Given request:
Below are entries to be transcribed exactly; exclude the pictures from the copy.

[start]

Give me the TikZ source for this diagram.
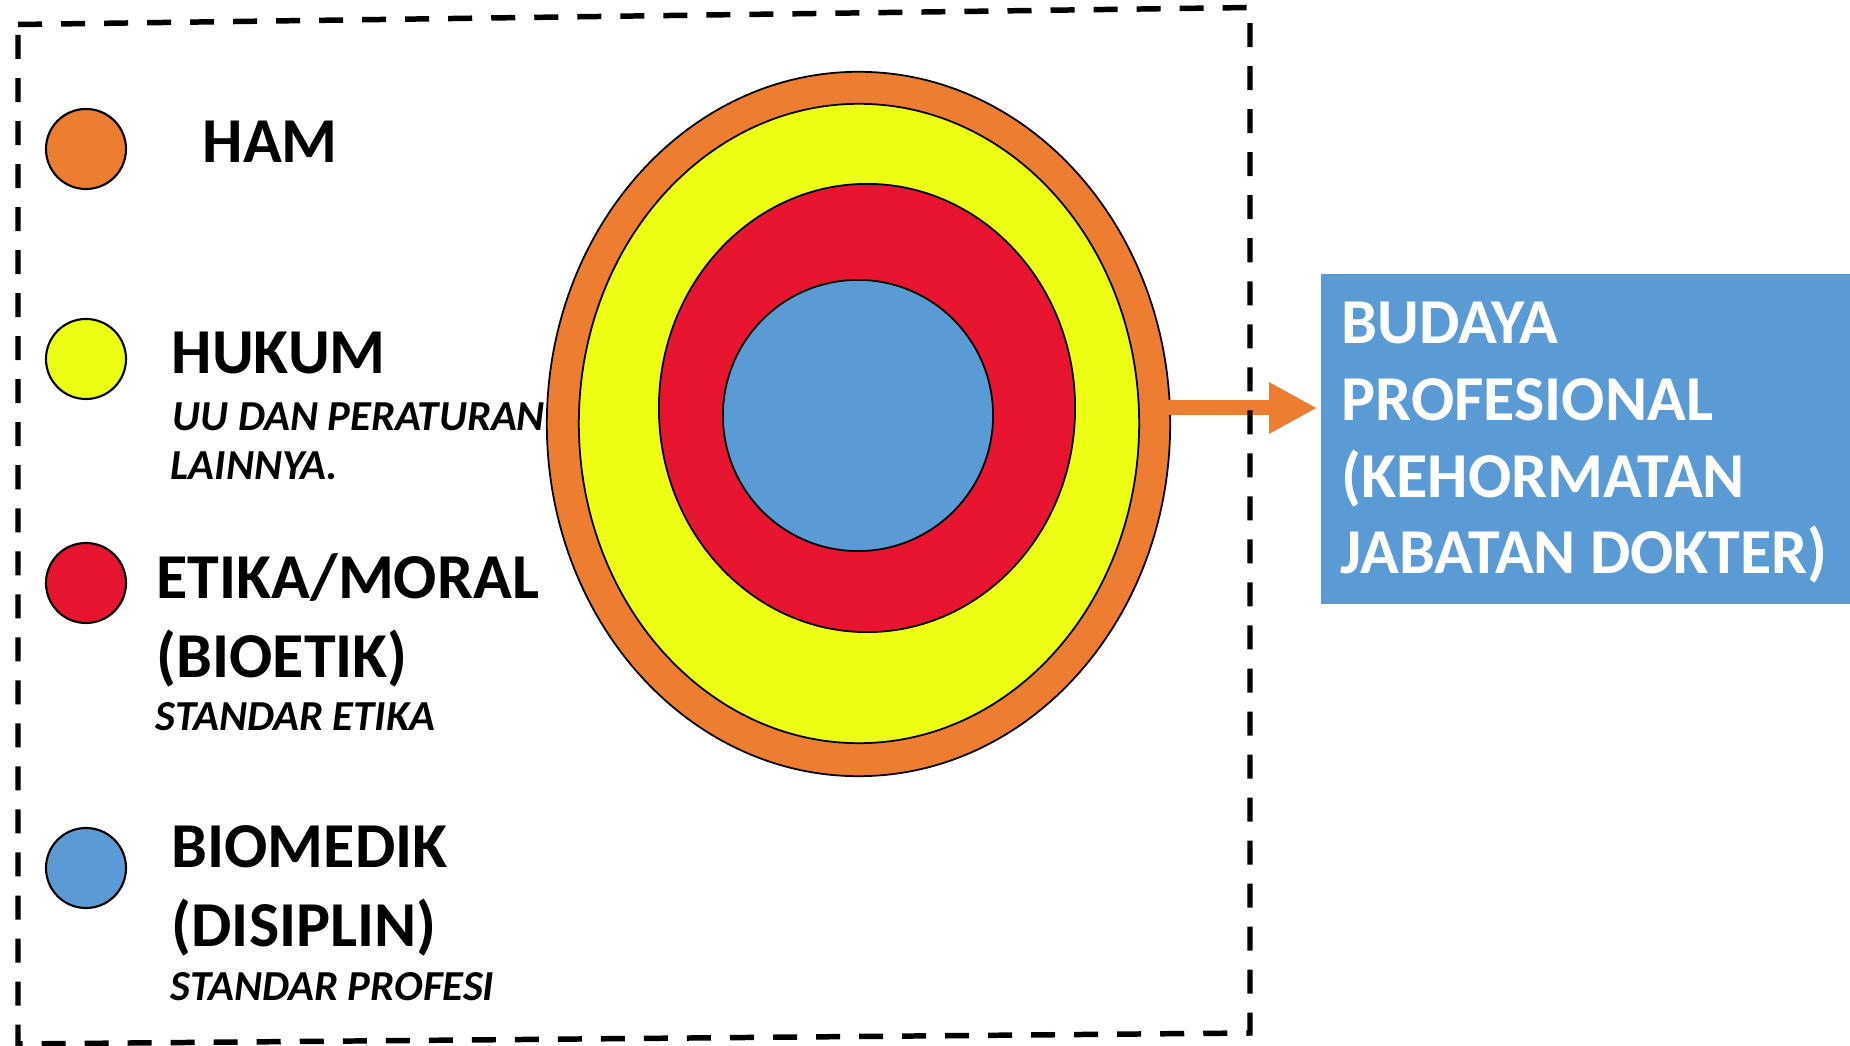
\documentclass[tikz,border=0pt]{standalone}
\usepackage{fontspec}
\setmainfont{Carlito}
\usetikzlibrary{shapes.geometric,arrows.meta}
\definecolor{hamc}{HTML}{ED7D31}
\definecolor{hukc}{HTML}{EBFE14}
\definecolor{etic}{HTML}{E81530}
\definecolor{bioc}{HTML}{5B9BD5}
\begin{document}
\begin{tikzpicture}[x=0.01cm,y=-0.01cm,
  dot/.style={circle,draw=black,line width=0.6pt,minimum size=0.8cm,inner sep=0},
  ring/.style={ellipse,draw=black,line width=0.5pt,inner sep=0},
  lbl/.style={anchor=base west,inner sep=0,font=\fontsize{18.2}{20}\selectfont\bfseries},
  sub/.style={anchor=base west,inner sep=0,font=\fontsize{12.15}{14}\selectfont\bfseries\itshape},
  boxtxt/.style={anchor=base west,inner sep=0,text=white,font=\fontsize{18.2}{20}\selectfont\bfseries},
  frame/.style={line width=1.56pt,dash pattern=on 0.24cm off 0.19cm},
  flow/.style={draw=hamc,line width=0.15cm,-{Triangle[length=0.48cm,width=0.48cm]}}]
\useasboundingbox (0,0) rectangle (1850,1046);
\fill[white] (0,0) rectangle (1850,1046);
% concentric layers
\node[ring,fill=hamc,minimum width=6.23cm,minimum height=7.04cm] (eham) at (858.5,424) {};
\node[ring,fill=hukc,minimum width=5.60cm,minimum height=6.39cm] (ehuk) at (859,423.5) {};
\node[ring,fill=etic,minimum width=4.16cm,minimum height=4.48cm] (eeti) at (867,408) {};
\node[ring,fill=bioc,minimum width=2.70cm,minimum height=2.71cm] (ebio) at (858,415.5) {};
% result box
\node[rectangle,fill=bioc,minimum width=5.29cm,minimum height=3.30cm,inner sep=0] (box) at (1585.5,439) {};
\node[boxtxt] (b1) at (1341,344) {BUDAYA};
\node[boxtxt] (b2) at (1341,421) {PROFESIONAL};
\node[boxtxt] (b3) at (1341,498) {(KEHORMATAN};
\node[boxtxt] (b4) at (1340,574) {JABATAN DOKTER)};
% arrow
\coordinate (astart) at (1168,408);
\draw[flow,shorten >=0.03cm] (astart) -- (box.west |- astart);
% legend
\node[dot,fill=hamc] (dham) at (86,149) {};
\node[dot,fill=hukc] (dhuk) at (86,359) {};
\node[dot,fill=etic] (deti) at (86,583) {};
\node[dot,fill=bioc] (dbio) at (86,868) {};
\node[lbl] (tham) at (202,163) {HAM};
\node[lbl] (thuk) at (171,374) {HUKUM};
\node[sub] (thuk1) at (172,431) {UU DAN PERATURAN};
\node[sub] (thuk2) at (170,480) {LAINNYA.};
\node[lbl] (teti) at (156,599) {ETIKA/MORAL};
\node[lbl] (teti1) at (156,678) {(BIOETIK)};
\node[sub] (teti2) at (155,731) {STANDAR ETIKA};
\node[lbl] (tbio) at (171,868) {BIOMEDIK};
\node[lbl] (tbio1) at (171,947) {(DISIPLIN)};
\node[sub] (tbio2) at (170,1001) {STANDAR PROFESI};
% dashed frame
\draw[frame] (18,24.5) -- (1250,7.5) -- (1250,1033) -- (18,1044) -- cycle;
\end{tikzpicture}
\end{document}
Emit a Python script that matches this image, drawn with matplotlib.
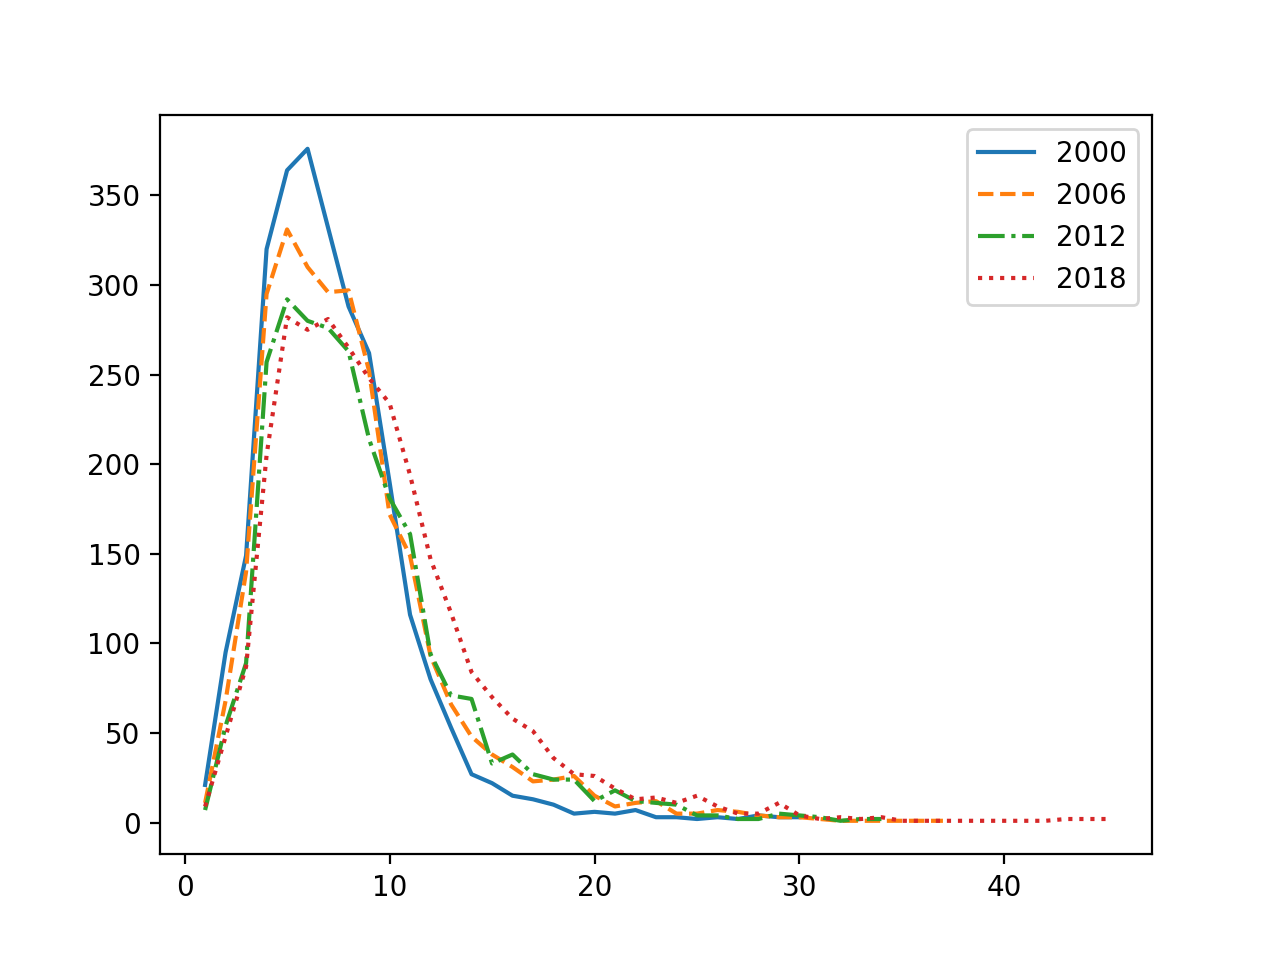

[end]

Answer in full:
Give me the TikZ source for this diagram.
\documentclass[tikz,border=0pt]{standalone}
\usepackage{fontspec}
\setmainfont{Carlito}
\usetikzlibrary{shapes.geometric,arrows.meta}
\definecolor{hamc}{HTML}{ED7D31}
\definecolor{hukc}{HTML}{EBFE14}
\definecolor{etic}{HTML}{E81530}
\definecolor{bioc}{HTML}{5B9BD5}
\begin{document}
\begin{tikzpicture}[x=0.01cm,y=-0.01cm,
  dot/.style={circle,draw=black,line width=0.6pt,minimum size=0.8cm,inner sep=0},
  ring/.style={ellipse,draw=black,line width=0.5pt,inner sep=0},
  lbl/.style={anchor=base west,inner sep=0,font=\fontsize{18.2}{20}\selectfont\bfseries},
  sub/.style={anchor=base west,inner sep=0,font=\fontsize{12.15}{14}\selectfont\bfseries\itshape},
  boxtxt/.style={anchor=base west,inner sep=0,text=white,font=\fontsize{18.2}{20}\selectfont\bfseries},
  frame/.style={line width=1.56pt,dash pattern=on 0.24cm off 0.19cm},
  flow/.style={draw=hamc,line width=0.15cm,-{Triangle[length=0.48cm,width=0.48cm]}}]
\useasboundingbox (0,0) rectangle (1850,1046);
\fill[white] (0,0) rectangle (1850,1046);
% concentric layers
\node[ring,fill=hamc,minimum width=6.23cm,minimum height=7.04cm] (eham) at (858.5,424) {};
\node[ring,fill=hukc,minimum width=5.60cm,minimum height=6.39cm] (ehuk) at (859,423.5) {};
\node[ring,fill=etic,minimum width=4.16cm,minimum height=4.48cm] (eeti) at (867,408) {};
\node[ring,fill=bioc,minimum width=2.70cm,minimum height=2.71cm] (ebio) at (858,415.5) {};
% result box
\node[rectangle,fill=bioc,minimum width=5.29cm,minimum height=3.30cm,inner sep=0] (box) at (1585.5,439) {};
\node[boxtxt] (b1) at (1341,344) {BUDAYA};
\node[boxtxt] (b2) at (1341,421) {PROFESIONAL};
\node[boxtxt] (b3) at (1341,498) {(KEHORMATAN};
\node[boxtxt] (b4) at (1340,574) {JABATAN DOKTER)};
% arrow
\coordinate (astart) at (1168,408);
\draw[flow,shorten >=0.03cm] (astart) -- (box.west |- astart);
% legend
\node[dot,fill=hamc] (dham) at (86,149) {};
\node[dot,fill=hukc] (dhuk) at (86,359) {};
\node[dot,fill=etic] (deti) at (86,583) {};
\node[dot,fill=bioc] (dbio) at (86,868) {};
\node[lbl] (tham) at (202,163) {HAM};
\node[lbl] (thuk) at (171,374) {HUKUM};
\node[sub] (thuk1) at (172,431) {UU DAN PERATURAN};
\node[sub] (thuk2) at (170,480) {LAINNYA.};
\node[lbl] (teti) at (156,599) {ETIKA/MORAL};
\node[lbl] (teti1) at (156,678) {(BIOETIK)};
\node[sub] (teti2) at (155,731) {STANDAR ETIKA};
\node[lbl] (tbio) at (171,868) {BIOMEDIK};
\node[lbl] (tbio1) at (171,947) {(DISIPLIN)};
\node[sub] (tbio2) at (170,1001) {STANDAR PROFESI};
% dashed frame
\draw[frame] (18,24.5) -- (1250,7.5) -- (1250,1033) -- (18,1044) -- cycle;
\end{tikzpicture}
\end{document}
Emit a Python script that matches this image, drawn with matplotlib.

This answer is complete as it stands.